Lentamente, però, Walt scopre di avere più affinità e affetti da condividere con i vicini dagli occhi a mandorla che con i propri parenti. Thao, adolescente introverso, comprende di poter attingere al patrimonio culturale del burbero americano:
Il ragazzino Among erediterà il macchinone, ma non solo. Erediterà anche la sua identità perché, come scrive il celebre filosofo inglese del ‘600 Thomas Hobbes è il corretto uso della nostra intelligenza a fare la differenza, a renderci esseri umani.
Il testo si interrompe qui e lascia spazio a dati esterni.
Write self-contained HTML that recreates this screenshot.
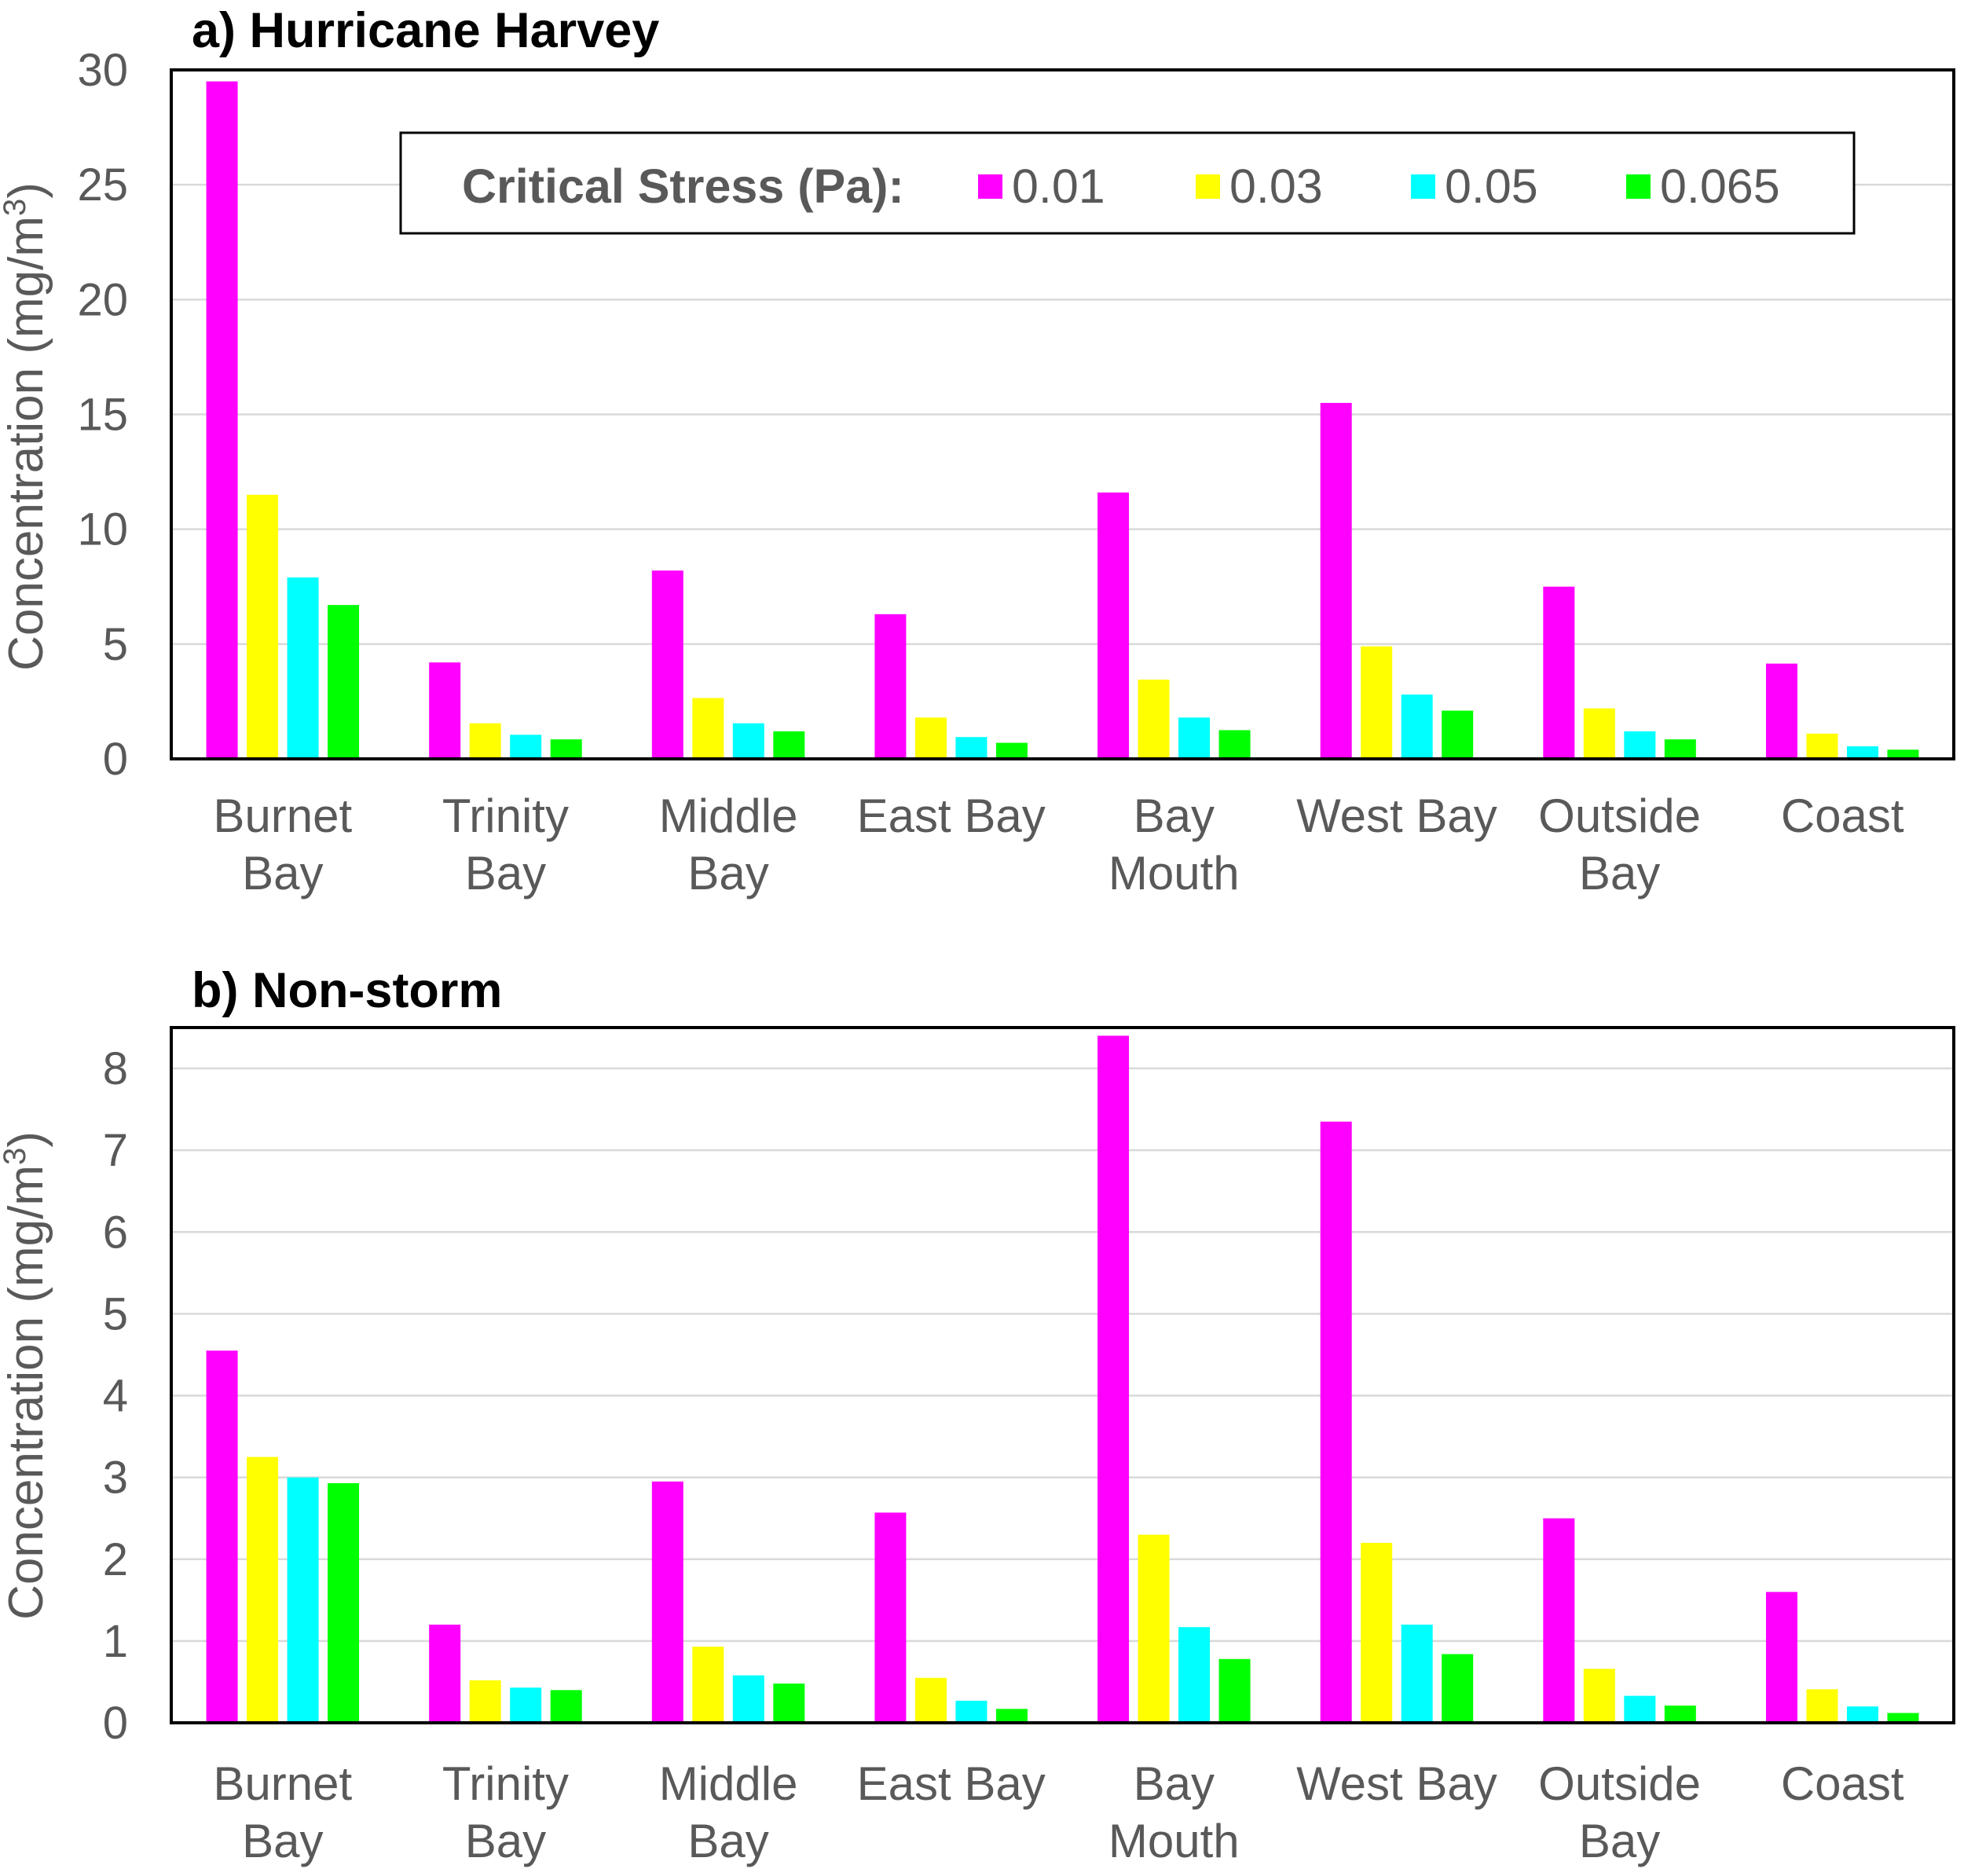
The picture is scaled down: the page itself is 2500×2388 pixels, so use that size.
<!DOCTYPE html>
<html><head><meta charset="utf-8"><style>body{margin:0;background:#fff}svg{display:block}</style></head>
<body>
<svg id="c" width="2500" height="2388" viewBox="0 0 2500 2388" xmlns="http://www.w3.org/2000/svg" font-family="Liberation Sans, sans-serif"></svg>
<script>
const categories = [["Burnet","Bay"],["Trinity","Bay"],["Middle","Bay"],["East Bay"],["Bay","Mouth"],["West Bay"],["Outside","Bay"],["Coast"]];
const seriesNames = ["0.01","0.03","0.05","0.065"];
const harvey001 = [29.5,4.2,8.2,6.3,11.6,15.5,7.5,4.15];
const harvey003 = [11.5,1.55,2.65,1.8,3.45,4.9,2.2,1.1];
const harvey005 = [7.9,1.05,1.55,0.95,1.8,2.8,1.2,0.55];
const harvey0065 = [6.7,0.85,1.2,0.7,1.25,2.1,0.85,0.4];
const calm001 = [4.55,1.2,2.95,2.57,8.4,7.35,2.5,1.6];
const calm003 = [3.25,0.52,0.93,0.55,2.3,2.2,0.66,0.41];
const calm005 = [3.0,0.43,0.58,0.27,1.17,1.2,0.33,0.2];
const calm0065 = [2.93,0.4,0.48,0.17,0.78,0.84,0.21,0.12];
const ticksA = [0,5,10,15,20,25,30];
const ticksB = [0,1,2,3,4,5,6,7,8];
const colors = ["#ff00ff","#ffff00","#00ffff","#00ff00"];
const NS="http://www.w3.org/2000/svg";
const svg=document.getElementById('c');
function mk(t,a,p){const e=document.createElementNS(NS,t);for(const k in a)e.setAttribute(k,a[k]);(p||svg).appendChild(e);return e;}
const L=218,R=2487,grey="#595959";
function panel(id,top,bottom,ymax,ticks,series,title,titleY,yTitleY,lab1,lab2){
  const g=mk('g',{});
  
  
  const y=v=>bottom-(v/ymax)*(bottom-top);
  const gw=(R-L)/categories.length, bw=40, gap=11.5;
  ticks.forEach(t=>{
    if(t>0){const ln=mk('line',{x1:L,x2:R,y1:y(t),y2:y(t),stroke:'#d9d9d9','stroke-width':2.5},g);
    
    }
    const tx=mk('text',{x:163,y:y(t)+20,'text-anchor':'end','font-size':58,fill:grey},g);
    tx.textContent=t;
    
    
  });
  categories.forEach((c,i)=>{
    const start=L+gw*i+gw/2-(4*bw+3*gap)/2;
    series.forEach((s,j)=>{
      const r=mk('rect',{x:start+j*(bw+gap),y:y(s[i]),width:bw,height:bottom-y(s[i]),fill:colors[j]},g);
      
      
    });
    c.forEach((line,k)=>{
      const t=mk('text',{x:L+gw*i+gw/2,y:(k?lab2:lab1),'text-anchor':'middle','font-size':60,fill:grey},g);
      t.textContent=line;
      
      
    });
  });
  const b=mk('rect',{x:L,y:top,width:R-L,height:bottom-top,fill:'none',stroke:'#000','stroke-width':4},g);
  
  
  const tt=mk('text',{x:244,y:titleY,'font-size':63,'font-weight':'bold',fill:'#000'},g);
  tt.textContent=title;
  
  
  const yt=mk('text',{x:0,y:0,transform:`translate(54 ${yTitleY}) rotate(-90)`,'text-anchor':'middle','font-size':62,fill:grey},g);
  yt.innerHTML='Concentration (mg/m<tspan baseline-shift="super" font-size="40">3</tspan>)';
  
  
}
panel('panel-a-harvey',89,966,30,ticksA,[harvey001,harvey003,harvey005,harvey0065],'a) Hurricane Harvey',60,543,1059,1132);
panel('panel-b-nonstorm',1308,2193,8.5,ticksB,[calm001,calm003,calm005,calm0065],'b) Non-storm',1282,1751,2291,2364);
const lg=mk('g',{});


mk('rect',{x:510,y:169,width:1850,height:128,fill:'#fff',stroke:'#000','stroke-width':3},lg);
const lt=mk('text',{x:588,y:258,'font-size':61,'font-weight':'bold',fill:grey},lg);
lt.textContent='Critical Stress (Pa):';


const lx=[1245,1522,1796,2070];
seriesNames.forEach((n,j)=>{
  const r=mk('rect',{x:lx[j],y:222,width:31,height:31,fill:colors[j]},lg);
  
  
  const t=mk('text',{x:lx[j]+43,y:258,'font-size':61,fill:grey},lg);
  t.textContent=n;
  
  
});
</script>
</body></html>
L’alternativa è la ferocia, l’inciviltà e lo scontro:
È vero che certe creature viventi, come le api e le formiche, vivono in società fra loro, e per questo sono da Aristotele annoverate fra le creature politiche (sociali), e tuttavia non hanno altra guida che quella del loro particolare giudizio o desiderio, non hanno la parola con la quale ognuna di esse possa indicare a un’altra ciò che ritiene di utilità comune per loro; di conseguenza qualcuno forse desidererà sapere perché l’umanità non possa fare allo stesso modo.
Al che io rispondo:
- In primo luogo gli uomini sono in continua competizione per l’onore e la dignità, cose che quelle creature non conoscono nemmeno, e di conseguenza fra loro sorgono per questa ragione invidia e odio e infine guerre: fra quelle creature invece niente di tutto questo;
- In secondo luogo fra quelle creature il bene comune non differisce da quello privato, per cui essendo esse per natura spinte a cercare il loro bene privato procurano per ciò stesso il bene di tutti. Ma l’uomo la cui gioia consiste nel confrontarsi con gli altri uomini, non può apprezzare se non ciò che lo distingue dagli altri;
- In terzo luogo queste creature non avendo come gli uomini l’uso della ragione non vedono e non pensano di trovare errori nell’amministrazione delle loro faccende comuni; fra gli uomini invece ce ne sono alcuni che si ritengono piú saggi, piú abili a governare le cose pubbliche, in confronto con gli altri, e allora cercano di riformare e di innovare, ora in un modo, ora in un altro, e cosí producono confusione e guerra civile;
- In quarto luogo queste creature sebbene abbiano un certo uso della voce in modo da riuscire a comunicarsi reciprocamente i loro desideri e le loro affezioni, tuttavia mancano dell’arte della parola, con la quale alcuni uomini rappresentano agli altri ciò che è bene sotto l’apparenza del male e ciò che è male sotto l’apparenza del bene, e aumentano o riducono l’apparente grandezza del bene e del male, provocando scontento fra gli uomini e turbando la loro pace e la loro gioia;
- In quinto luogo le creature irragionevoli non fanno distinzione fra ingiuria e danno, e di conseguenza quando stanno a loro agio non si sentono mai offese dalle creature loro compagne; invece l’uomo è piú turbolento quando sta piú a suo agio, perché è proprio allora che egli ama di fare sfoggio della sua saggezza, e di controllare le azioni di coloro che governano lo stato;
- Infine l’accordo che si produce fra quelle creature è naturale mentre quello degli uomini è solo per convenzione, cioè artificiale; per questo non fa meraviglia che qui si richieda qualche altra cosa, oltre al patto convenuto, per rendere l’accordo costante e duraturo, cioè un comune potere capace di tenere gli uomini in soggezione e di dirigere le loro azioni verso il bene comune.